At the Henshin Auto Plant in Detroit, CEO Mr. Tomo is going over some newly-produced stock with his assistant, concentrating on a special line of vehicles that were bought by Mr. Tomo personally. Turns out they are all giant transforming robots, and Mr. Tomo uses his to kill his cheating wife and her lover, then kill himself with a gigantic revolver that is pretty funny to look at. A few days later in Brooklyn, Harley Quinn and Tony are looking over a fairly impressive collection of snow globes a previous tenant left behind, which is just the thing Harley Quinn needs to plug the hole in her stuffed beaver that was left by Red Tool’s bullet rampage. There’s no point in making quips when you review Harley Quinn, is there? Just a straight re-telling of the plot is weird enough.

Tony informs Harley that the building is eight grand in debt, due to having to maintain the ground floor wax museum until Madame Macabre returns from her walkabout. Harley is mildly concerned by this, but has to take off to eat lunch with Poison Ivy. Lunch is, of course, Nathan’s hot dogs, which really shows what kind of friend Harley is. For one thing, Ivy traveled lord knows how long to get to Coney Island, while Harley got to stroll next door. For another thing, it’s freezing out, as evidenced by the coats and hats worn by Harley and Ivy, and Nathan’s is an outdoor eatery. I’m not really sure why this scene proving Harley and Poison Ivy are still sexy buddies happens, unless it has something to do with the end of the recent Poison Ivy: Cycle of Life and Death miniseries. Knowing the work of Palmiotti and Conner, I’m betting this will seed some future story, so let’s move on.

Tony has a lead on repossessing a bunch of half paid-for cars in some lightly guarded lot, and even secures a car carrier truck to do the job. Tony and Harley catch a quick nap in the sleeper cab before pulling the heist, but accidentally sleep until morning, so the duo incurs multiple counts of Grand Theft Auto in broad daylight. Tony’s client is Mitch O’Bannon, owner of a chain of bowling alleys who pays them their pre-arranged sum of twenty large, plus throws in some free games as Harley’s insistence. While Harley and Tony slip on the requisite bowling shoes, O’Bannon slips into one of the transforming kaiju robots and peels back the roof of the bowling alley to extort the twenty grand back from Tony. We learn that Mitch has been hired by mafia boss Dominic Capablo, who we might remember as the father of the kid Quinn accidentally killed during her fight with Red Tool during Skate Club, who wants Harley dead for offing his son. O’Bannon goes in for the kill, but Harley hops into another of the repossessed cars and transforms into a big-titted robot that looks surprisingly like Harley Quinn herself.

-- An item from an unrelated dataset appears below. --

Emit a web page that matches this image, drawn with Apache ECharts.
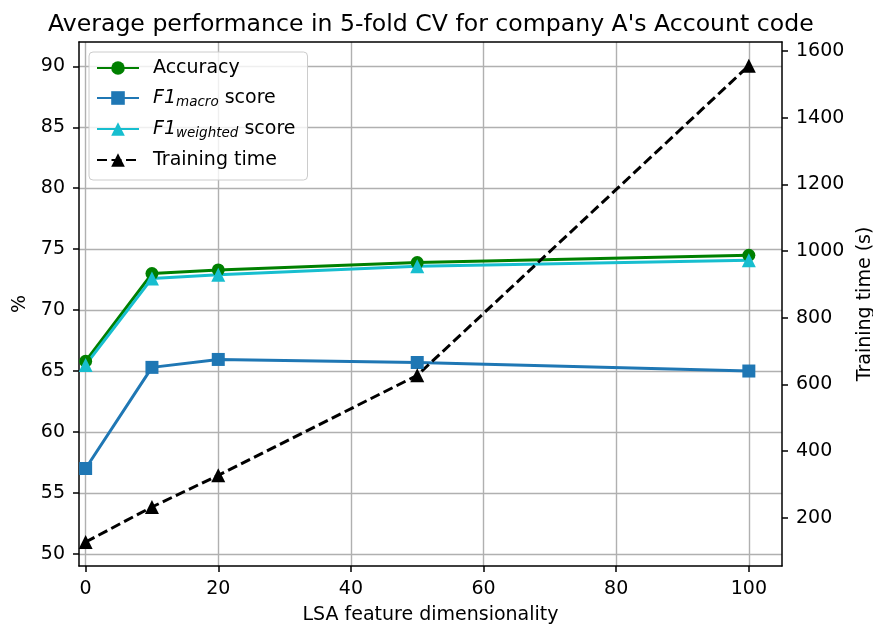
<!DOCTYPE html>
<html>
<head>
<meta charset="utf-8">
<script src="https://cdn.jsdelivr.net/npm/echarts@6/dist/echarts.min.js"></script>
<style>
html,body{margin:0;padding:0;background:#fff;}
#chart{width:873px;height:626px;}
</style>
</head>
<body>
<div id="chart"></div>
<script>
const xValues = [0, 10, 20, 50, 100];
const accuracy = [65.8, 73.0, 73.3, 73.9, 74.5];
const f1Macro = [57.0, 65.3, 65.95, 65.7, 65.0];
const f1Weighted = [65.5, 72.6, 72.9, 73.6, 74.1];
const trainingTime = [127, 232, 327, 627, 1556];
const xTicks = [0, 20, 40, 60, 80, 100];
const leftTicks = [50, 55, 60, 65, 70, 75, 80, 85, 90];
const rightTicks = [200, 400, 600, 800, 1000, 1200, 1400, 1600];

const FONT = 'DejaVu Sans';
const FS = 19;
const pairs = arr => xValues.map((x, i) => [x, arr[i]]);

const chart = echarts.init(document.getElementById('chart'), null, {renderer: 'canvas'});
const axisLineStyle = {color: '#000', width: 1.5};
const tickStyle = {show: true, length: 6, lineStyle: {color: '#000', width: 1.5}};
const labelStyle = {color: '#000', fontFamily: FONT, fontSize: FS, formatter: v => String(v)};
const gridLine = {show: true, showMinLine: true, showMaxLine: true, lineStyle: {color: '#b0b0b0', width: 1.4}};

const option = {
  animation: false,
  backgroundColor: '#fff',
  title: {
    text: "Average performance in 5-fold CV for company A's Account code",
    left: 43, top: 8,
    textStyle: {fontFamily: FONT, fontSize: 23.6, fontWeight: 'normal', color: '#000'}
  },
  grid: {left: 79, right: 91, top: 42, bottom: 60, containLabel: false, outerBoundsMode: 'none'},
  legend: {
    left: 89, top: 52, orient: 'vertical',
    selectedMode: false,
    backgroundColor: 'rgba(255,255,255,0.8)',
    borderColor: '#cccccc', borderWidth: 1, borderRadius: 4,
    padding: [6, 12, 10, 7],
    itemWidth: 42, itemHeight: 17, itemGap: 10,
    textStyle: {
      fontFamily: FONT, fontSize: FS, color: '#000', lineHeight: 20, padding: [0, 0, 0, 9],
      rich: {
        it: {fontFamily: FONT, fontSize: FS, fontStyle: 'italic', color: '#000'},
        sub: {fontFamily: FONT, fontSize: 13.5, fontStyle: 'italic', color: '#000', padding: [8, 0, 0, 0]},
        n: {fontFamily: FONT, fontSize: FS, color: '#000'}
      }
    },
    formatter: function (name) {
      if (name === 'F1_macro') return '{it|F1}{sub|macro}{n| score}';
      if (name === 'F1_weighted') return '{it|F1}{sub|weighted}{n| score}';
      return name;
    },
    data: ['Accuracy', 'F1_macro', 'F1_weighted', 'Training time']
  },
  xAxis: [{
    type: 'value', min: -1, max: 105, minInterval: 20, maxInterval: 20,
    position: 'bottom',
    name: 'LSA feature dimensionality', nameLocation: 'middle', nameGap: 40,
    nameTextStyle: {fontFamily: FONT, fontSize: FS, color: '#000'},
    axisLine: {show: true, onZero: false, lineStyle: axisLineStyle},
    axisTick: Object.assign({customValues: xTicks}, tickStyle),
    axisLabel: Object.assign({customValues: xTicks, margin: 14}, labelStyle),
    splitLine: gridLine
  }, {
    type: 'value', min: -1, max: 105, position: 'top',
    axisLine: {show: true, onZero: false, lineStyle: axisLineStyle},
    axisTick: {show: false}, axisLabel: {show: false}, splitLine: {show: false}
  }],
  yAxis: [{
    type: 'value', min: 49, max: 92, minInterval: 5, maxInterval: 5, position: 'left',
    name: '%', nameLocation: 'middle', nameGap: 44, nameRotate: 90,
    nameTextStyle: {fontFamily: FONT, fontSize: FS, color: '#000'},
    axisLine: {show: true, onZero: false, lineStyle: axisLineStyle},
    axisTick: Object.assign({customValues: leftTicks}, tickStyle),
    axisLabel: Object.assign({customValues: leftTicks, margin: 14}, labelStyle),
    splitLine: gridLine
  }, {
    type: 'value', min: 55, max: 1627, minInterval: 200, maxInterval: 200, position: 'right',
    name: 'Training time (s)', nameLocation: 'middle', nameGap: 69, nameRotate: 90,
    nameTextStyle: {fontFamily: FONT, fontSize: FS, color: '#000'},
    axisLine: {show: true, onZero: false, lineStyle: axisLineStyle},
    axisTick: Object.assign({customValues: rightTicks}, tickStyle),
    axisLabel: Object.assign({customValues: rightTicks, margin: 14}, labelStyle),
    splitLine: {show: false}
  }],
  series: [{
    name: 'Accuracy', type: 'line', data: pairs(accuracy), yAxisIndex: 0,
    symbol: 'circle', symbolSize: 13,
    lineStyle: {color: '#008000', width: 3},
    itemStyle: {color: '#008000'}
  }, {
    name: 'F1_macro', type: 'line', data: pairs(f1Macro), yAxisIndex: 0,
    symbol: 'rect', symbolSize: 13,
    lineStyle: {color: '#1f77b4', width: 3},
    itemStyle: {color: '#1f77b4'}
  }, {
    name: 'F1_weighted', type: 'line', data: pairs(f1Weighted), yAxisIndex: 0,
    symbol: 'triangle', symbolSize: 14,
    lineStyle: {color: '#17becf', width: 3},
    itemStyle: {color: '#17becf'}
  }, {
    name: 'Training time', type: 'line', data: pairs(trainingTime), yAxisIndex: 1,
    symbol: 'triangle', symbolSize: 14,
    lineStyle: {color: '#000', width: 3, type: [10, 4.5]},
    itemStyle: {color: '#000'}
  }]
};
chart.setOption(option);
</script>
</body>
</html>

And then what follows is a pretty fun and really well-rendered giant robot fight between Harley and O’Bannon, with Harley fumbling at the controls and firing off lots of mis-aimed missiles, and Mitch fairly well wrecking her until the inevitable end, when Harley Quinn launched an obscene amount of missiles from her upended ass. Harley and Tony take off in the giant robot get-up for Capablo’s to confront him, which they do by peeling back the roof and taking a big missile dump on his mansion. Harley decides to keep the big transformer and make some modifications, which I could have guessed because she does seem to hang on to some cool object or weird character from every story arc.

This was a cool one-and-done story with some great artwork and action, mainly done by giant robots fighting which makes it even cooler. The character moments were cool enough, and I enjoyed a lot of the dialogue between Tony and Harley which read as pretty genuine. But this was no When Harley Met Tony, it’s a fairly uncomplicated plot driven towards depictions of kaiju fighting, which works just fine for me. I’m getting pretty sick of having to reiterate that Palmiotti and Conner are seasoned comics creators that always align with great artists and put out quality stuff, but then they keep making good comic books so it’s a vicious cycle. It takes two to Tango, but it takes three at minimum to play a game of Clue. It really makes you think.

Bits and Pieces:

Here's a one-shot issue of Harley Quinn that is really entertaining and very well-drawn and nicely plotted. What gives, anyway? It's almost as if this comic book has achieved a consistent level of quality by being apart from the general DC Universe and being allowed to do its own thing. I really appreciate this one-and-done story, too many comics write in long five- or six-issue arcs to fill trade collections, when they could be writing two- and three-issue stories and use single issue plots to fill the gaps. This probably would be a good issue to jump on the series if you're so inclined, because it provides a lot of backstory and will let you know up front whether this is something you might enjoy, or something you think is unbearably stupid. Me, I think it's joyously stupid and I look forward to next month, when a new arc begins!